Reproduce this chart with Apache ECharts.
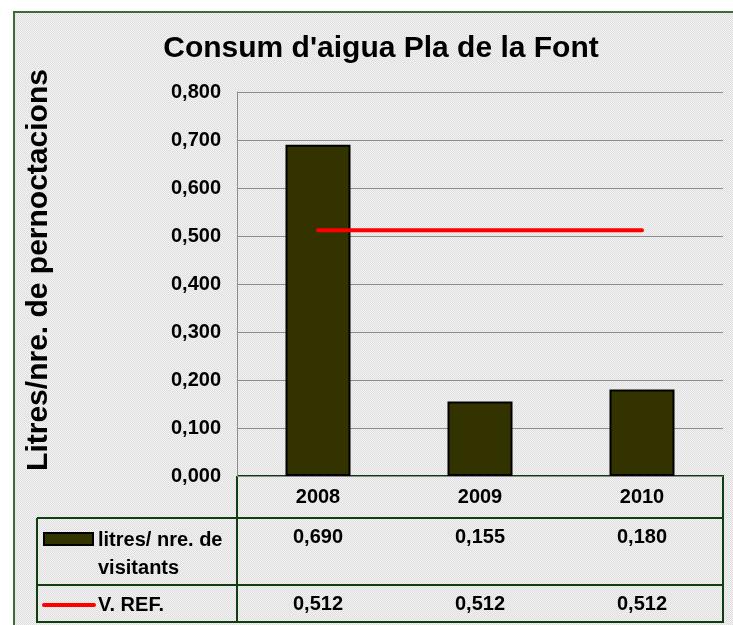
<!DOCTYPE html>
<html>
<head>
<meta charset="utf-8">
<script src="https://cdn.jsdelivr.net/npm/echarts@6/dist/echarts.min.js"></script>
<style>
  html, body { margin: 0; padding: 0; background: #fff; }
  #chart { width: 733px; height: 625px; }
</style>
</head>
<body>
<div id="chart"></div>
<script>
// chart data
const years = ['2008', '2009', '2010'];
const usage = [0.690, 0.155, 0.180];
const refValue = [0.512, 0.512, 0.512];
const seriesNames = ['litres/ nre. de\nvisitants', 'V. REF.'];

const FONT = 'Liberation Sans, Arial, sans-serif';
const TABLE_GREEN = '#0f3f0f';

// comma decimal, three places
const fmt = (v) => v.toFixed(3).replace('.', ',');

// dotted grey fill like the excel chart area
function dotPattern() {
  const c = document.createElement('canvas');
  c.width = 2;
  c.height = 2;
  const ctx = c.getContext('2d');
  ctx.fillStyle = '#f3f3f3';
  ctx.fillRect(0, 0, 2, 2);
  ctx.fillStyle = '#dedede';
  ctx.fillRect(0, 0, 1, 1);
  ctx.fillRect(1, 1, 1, 1);
  return c;
}

const chart = echarts.init(document.getElementById('chart'), null, { renderer: 'canvas' });

const hLine = (x1, x2, y, color, w) => ({
  type: 'line', silent: true,
  shape: { x1: x1, y1: y, x2: x2, y2: y },
  style: { stroke: color, lineWidth: w }
});
const vLine = (x, y1, y2, color, w) => ({
  type: 'line', silent: true,
  shape: { x1: x, y1: y1, x2: x, y2: y2 },
  style: { stroke: color, lineWidth: w }
});

const cellLabel = {
  fontFamily: FONT, fontSize: 20, fontWeight: 'bold', color: '#000'
};

chart.setOption({
  backgroundColor: { image: dotPattern(), repeat: 'repeat' },
  animation: false,
  graphic: [
    // white strips outside the chart frame
    { type: 'rect', silent: true, shape: { x: 0, y: 0, width: 733, height: 11 }, style: { fill: '#fff' } },
    { type: 'rect', silent: true, shape: { x: 0, y: 0, width: 13, height: 625 }, style: { fill: '#fff' } },
    hLine(13, 733, 12, '#3e6b36', 2),
    vLine(14, 11, 625, '#3e6b36', 2),
    // chart title
    {
      type: 'text', silent: true,
      x: 381, y: 49,
      style: {
        text: "Consum d'aigua Pla de la Font",
        font: 'bold 30px ' + FONT, fill: '#000',
        align: 'center', verticalAlign: 'middle'
      }
    },
    // y axis title
    {
      type: 'text', silent: true,
      x: 39, y: 270, rotation: Math.PI / 2,
      style: {
        text: 'Litres/nre. de pernoctacions',
        font: 'bold 30px ' + FONT, fill: '#000',
        align: 'center', verticalAlign: 'middle'
      }
    },
    // data table borders
    hLine(237, 724, 476, TABLE_GREEN, 2),
    hLine(37, 724, 518, TABLE_GREEN, 2),
    hLine(37, 724, 585, TABLE_GREEN, 2),
    hLine(37, 724, 622, TABLE_GREEN, 2),
    vLine(37, 518, 623, TABLE_GREEN, 2),
    vLine(237, 476, 623, TABLE_GREEN, 2),
    vLine(723, 476, 623, TABLE_GREEN, 2),
    // legend keys in the table
    {
      type: 'rect', silent: true,
      shape: { x: 44, y: 533, width: 49, height: 12 },
      style: { fill: '#333300', stroke: '#000', lineWidth: 2 }
    },
    {
      type: 'line', silent: true,
      shape: { x1: 44, y1: 605, x2: 94, y2: 605 },
      style: { stroke: '#ff0000', lineWidth: 4, lineCap: 'round' }
    },
    {
      type: 'text', silent: true, x: 98, y: 526,
      style: { text: seriesNames[0], font: 'bold 20px ' + FONT, fill: '#000', lineHeight: 28 }
    },
    {
      type: 'text', silent: true, x: 98, y: 595,
      style: { text: seriesNames[1], font: 'bold 20px ' + FONT, fill: '#000' }
    }
  ],
  grid: { left: 237, top: 92, width: 486, height: 384, containLabel: false },
  xAxis: [
    {
      type: 'category',
      data: years,
      axisLine: { show: false },
      axisTick: { show: false },
      axisLabel: Object.assign({ margin: 11 }, cellLabel)
    },
    {
      type: 'category',
      data: years,
      position: 'bottom',
      axisLine: { show: false },
      axisTick: { show: false },
      axisLabel: Object.assign({ margin: 51, formatter: (v, i) => fmt(usage[i]) }, cellLabel)
    },
    {
      type: 'category',
      data: years,
      position: 'bottom',
      axisLine: { show: false },
      axisTick: { show: false },
      axisLabel: Object.assign({ margin: 118, formatter: (v, i) => fmt(refValue[i]) }, cellLabel)
    }
  ],
  yAxis: {
    type: 'value',
    min: 0,
    max: 0.8,
    interval: 0.1,
    axisLine: { show: true, lineStyle: { color: '#8c8c8c', width: 1 } },
    axisTick: { show: false },
    splitLine: { lineStyle: { color: '#8c8c8c', width: 1 } },
    axisLabel: Object.assign({ margin: 16, formatter: (v) => fmt(v) }, cellLabel)
  },
  series: [
    {
      name: seriesNames[0],
      type: 'bar',
      data: usage,
      barWidth: 65,
      itemStyle: { color: '#333300', borderColor: '#000', borderWidth: 2 },
      z: 3
    },
    {
      name: seriesNames[1],
      type: 'line',
      data: refValue,
      symbol: 'none',
      lineStyle: { color: '#ff0000', width: 4, cap: 'round' },
      z: 4
    }
  ]
});
</script>
</body>
</html>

Task objective: Give again, word for word, every line from the top of the data through the line with "const TABLE_GREEN = '#0f3f0f';", both ends included, and exclude the pictures.

Full answer:
Reproduce this chart with Apache ECharts.
<!DOCTYPE html>
<html>
<head>
<meta charset="utf-8">
<script src="https://cdn.jsdelivr.net/npm/echarts@6/dist/echarts.min.js"></script>
<style>
  html, body { margin: 0; padding: 0; background: #fff; }
  #chart { width: 733px; height: 625px; }
</style>
</head>
<body>
<div id="chart"></div>
<script>
// chart data
const years = ['2008', '2009', '2010'];
const usage = [0.690, 0.155, 0.180];
const refValue = [0.512, 0.512, 0.512];
const seriesNames = ['litres/ nre. de\nvisitants', 'V. REF.'];

const FONT = 'Liberation Sans, Arial, sans-serif';
const TABLE_GREEN = '#0f3f0f';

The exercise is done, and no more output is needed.